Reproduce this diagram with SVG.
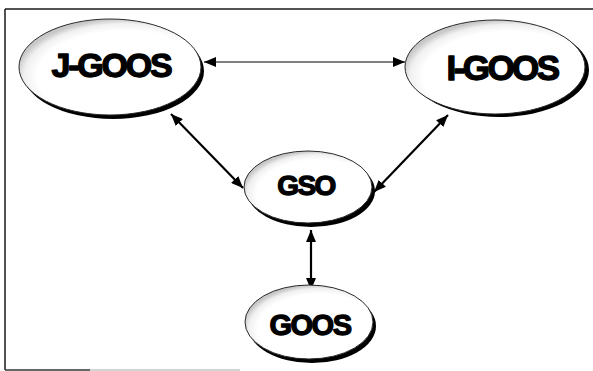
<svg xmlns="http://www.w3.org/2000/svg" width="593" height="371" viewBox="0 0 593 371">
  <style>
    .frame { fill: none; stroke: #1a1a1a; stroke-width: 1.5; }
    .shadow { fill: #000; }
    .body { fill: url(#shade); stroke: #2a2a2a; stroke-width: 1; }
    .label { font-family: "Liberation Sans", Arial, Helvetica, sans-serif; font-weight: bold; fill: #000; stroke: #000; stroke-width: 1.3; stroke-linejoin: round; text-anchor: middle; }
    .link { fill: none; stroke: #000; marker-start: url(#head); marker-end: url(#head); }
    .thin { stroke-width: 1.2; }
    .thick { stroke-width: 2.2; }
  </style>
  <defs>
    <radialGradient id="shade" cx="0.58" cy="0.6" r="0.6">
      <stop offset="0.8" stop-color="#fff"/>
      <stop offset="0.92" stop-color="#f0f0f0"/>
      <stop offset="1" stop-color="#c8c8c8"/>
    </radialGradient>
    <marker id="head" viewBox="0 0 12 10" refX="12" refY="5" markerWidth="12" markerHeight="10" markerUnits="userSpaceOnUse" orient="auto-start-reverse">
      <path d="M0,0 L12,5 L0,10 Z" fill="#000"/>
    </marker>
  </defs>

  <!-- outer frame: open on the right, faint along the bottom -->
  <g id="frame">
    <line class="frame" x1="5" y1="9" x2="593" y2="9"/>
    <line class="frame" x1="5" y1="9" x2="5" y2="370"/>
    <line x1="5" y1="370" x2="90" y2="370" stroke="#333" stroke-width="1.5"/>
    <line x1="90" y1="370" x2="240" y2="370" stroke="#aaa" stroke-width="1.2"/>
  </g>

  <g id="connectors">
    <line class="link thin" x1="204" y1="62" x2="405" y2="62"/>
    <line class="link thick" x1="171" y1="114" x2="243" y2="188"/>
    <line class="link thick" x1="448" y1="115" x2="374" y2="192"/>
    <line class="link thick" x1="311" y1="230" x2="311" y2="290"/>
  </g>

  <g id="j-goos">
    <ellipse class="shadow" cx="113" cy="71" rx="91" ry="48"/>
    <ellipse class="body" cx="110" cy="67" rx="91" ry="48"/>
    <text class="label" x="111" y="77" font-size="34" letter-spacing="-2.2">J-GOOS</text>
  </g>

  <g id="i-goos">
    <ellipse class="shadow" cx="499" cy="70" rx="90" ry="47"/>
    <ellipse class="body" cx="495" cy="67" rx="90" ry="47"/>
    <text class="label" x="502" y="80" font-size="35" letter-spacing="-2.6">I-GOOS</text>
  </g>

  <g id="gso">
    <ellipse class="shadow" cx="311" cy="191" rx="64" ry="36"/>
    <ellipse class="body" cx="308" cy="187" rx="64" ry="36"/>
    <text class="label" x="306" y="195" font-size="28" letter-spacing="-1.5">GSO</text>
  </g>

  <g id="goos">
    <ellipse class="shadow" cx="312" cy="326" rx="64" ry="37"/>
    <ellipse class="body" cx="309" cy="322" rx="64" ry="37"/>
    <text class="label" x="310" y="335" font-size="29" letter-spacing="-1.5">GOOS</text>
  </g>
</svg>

================

GIVEN EXERCISE:
Without the images, write out each line of the data verbatim.

ANSWER TO THIS TASK:
Reproduce this diagram with SVG.
<svg xmlns="http://www.w3.org/2000/svg" width="593" height="371" viewBox="0 0 593 371">
  <style>
    .frame { fill: none; stroke: #1a1a1a; stroke-width: 1.5; }
    .shadow { fill: #000; }
    .body { fill: url(#shade); stroke: #2a2a2a; stroke-width: 1; }
    .label { font-family: "Liberation Sans", Arial, Helvetica, sans-serif; font-weight: bold; fill: #000; stroke: #000; stroke-width: 1.3; stroke-linejoin: round; text-anchor: middle; }
    .link { fill: none; stroke: #000; marker-start: url(#head); marker-end: url(#head); }
    .thin { stroke-width: 1.2; }
    .thick { stroke-width: 2.2; }
  </style>
  <defs>
    <radialGradient id="shade" cx="0.58" cy="0.6" r="0.6">
      <stop offset="0.8" stop-color="#fff"/>
      <stop offset="0.92" stop-color="#f0f0f0"/>
      <stop offset="1" stop-color="#c8c8c8"/>
    </radialGradient>
    <marker id="head" viewBox="0 0 12 10" refX="12" refY="5" markerWidth="12" markerHeight="10" markerUnits="userSpaceOnUse" orient="auto-start-reverse">
      <path d="M0,0 L12,5 L0,10 Z" fill="#000"/>
    </marker>
  </defs>

  <!-- outer frame: open on the right, faint along the bottom -->
  <g id="frame">
    <line class="frame" x1="5" y1="9" x2="593" y2="9"/>
    <line class="frame" x1="5" y1="9" x2="5" y2="370"/>
    <line x1="5" y1="370" x2="90" y2="370" stroke="#333" stroke-width="1.5"/>
    <line x1="90" y1="370" x2="240" y2="370" stroke="#aaa" stroke-width="1.2"/>
  </g>

  <g id="connectors">
    <line class="link thin" x1="204" y1="62" x2="405" y2="62"/>
    <line class="link thick" x1="171" y1="114" x2="243" y2="188"/>
    <line class="link thick" x1="448" y1="115" x2="374" y2="192"/>
    <line class="link thick" x1="311" y1="230" x2="311" y2="290"/>
  </g>

  <g id="j-goos">
    <ellipse class="shadow" cx="113" cy="71" rx="91" ry="48"/>
    <ellipse class="body" cx="110" cy="67" rx="91" ry="48"/>
    <text class="label" x="111" y="77" font-size="34" letter-spacing="-2.2">J-GOOS</text>
  </g>

  <g id="i-goos">
    <ellipse class="shadow" cx="499" cy="70" rx="90" ry="47"/>
    <ellipse class="body" cx="495" cy="67" rx="90" ry="47"/>
    <text class="label" x="502" y="80" font-size="35" letter-spacing="-2.6">I-GOOS</text>
  </g>

  <g id="gso">
    <ellipse class="shadow" cx="311" cy="191" rx="64" ry="36"/>
    <ellipse class="body" cx="308" cy="187" rx="64" ry="36"/>
    <text class="label" x="306" y="195" font-size="28" letter-spacing="-1.5">GSO</text>
  </g>

  <g id="goos">
    <ellipse class="shadow" cx="312" cy="326" rx="64" ry="37"/>
    <ellipse class="body" cx="309" cy="322" rx="64" ry="37"/>
    <text class="label" x="310" y="335" font-size="29" letter-spacing="-1.5">GOOS</text>
  </g>
</svg>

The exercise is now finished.